#Double Disclaimer. I don’t have kids, and, therefore, have not had to deal with the following issue personally, so please take my views with a grain of salt. Also, I write this to stir up good conversation, not to judge anyone for their choices. My opinions are about as useful as the last thing you saw before you flushed.
I was thinking about Christian schools the other day and I think I came to the conclusion that I don’t like them all that much. I don’t dislike the idea of a place where a person can go to be educated about God, so I wonder why I don’t really get behind the Christian school initiative?
I guess it has a lot to do with why kids are sent to Christian schools. I’m sure people’s reasons vary, but the one reason that consistently gets my jaw clinched is when people say, “I don’t want my kids growing up around all those bad influences” which is to imply that kids who go to regular schools are bad influences, keen to start a cult, anarchist rebellion, or both. “The education system in secular schools preaches (and yes, they say “preaches”, “not teaches”) learning without God as the central fixture, and, (of course) these things will lead to the destruction of a young and impressionable mind.”
But, as a Christian that went to and got saved at a secular school, I have to question why all the fuss about the religious alignment of a learning institution. The first learning starts in the home, and the Bible says that believers are called to be salt and light. We are all in the world, commissioned with the task of spreading to message of Good News through Christ crucified. If we are to be an influence on the unchurched, why take such great measures to surround ourselves with like minded individuals? Where would I be now if it were not for the witness of a dissimilar mind when I was 17?

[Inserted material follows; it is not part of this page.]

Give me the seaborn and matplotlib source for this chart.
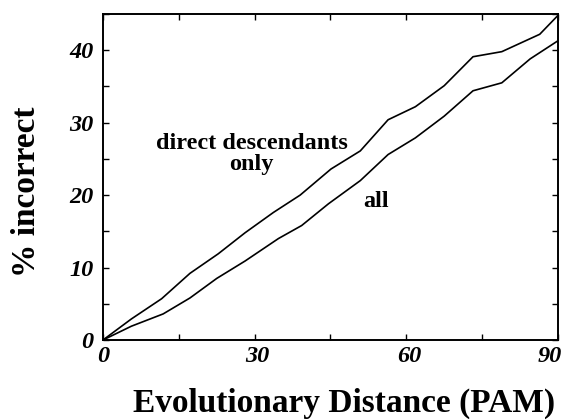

I find this contradiction in other parts of the Christian walk as well. When I look at churches as a whole, I see institutions that want to grow by absorbing outside parties into walled buildings. These churches are, in many respects, castles and keeps that protect the believers inside from the horrors of a sinful world outside. They have missions trips into a poverty landscapes where they hope to make an impact on something they try to avoid daily. And, ironically, when everyone comes back from these trips, they say, “I wish I could have stayed longer. I wish I could still be there helping them.”
Imagine if your whole educational experience you doing exactly that?
Kids have this uncanny capacity to learn and do it by immersion. I think that’s why Christian parents are afraid of sending them off to a secular school. It’s also why I think they should send them off to one. A little hands on learning around the “sin” of normal world living. I say that only because I’ve seen so many Christians brought up in bubbles that have absolutely no understanding of how to communicate with the un-bubbled, it’s laughable. They aren’t salt or light, they are just church parrots, squawking words for communion crackers with no clue how to use the language beyond pleasing the one who taught them.
I guess I understand the desire to want your child to be in a safe harbor. It’s the parent’s goal to protect a child and that child’s eternal walk with the Lord. But the world isn’t safe, and a Christian school is no guarantee anyone will stick to the faith. I’ve met plenty of people who’ve gotten saved in secular institutions, and plenty who’ve grown up in religious ones, rebelled, and gotten as far away from the faith as they possibly can.
I do not blame or fault anyone for sending their child to a Christian only institution. In fact, many such institutions are better funded, and provide a superior education. I also don’t fault any parent for wanting the best Godly education the can give to their child. I’m confident God honors those who seek to know Him more. But I still have to ask, is it good and dutiful Christian parenting to create a verdant Christian Utopia for their child to play in, or is it a lost cause, ordained to fail before it even started?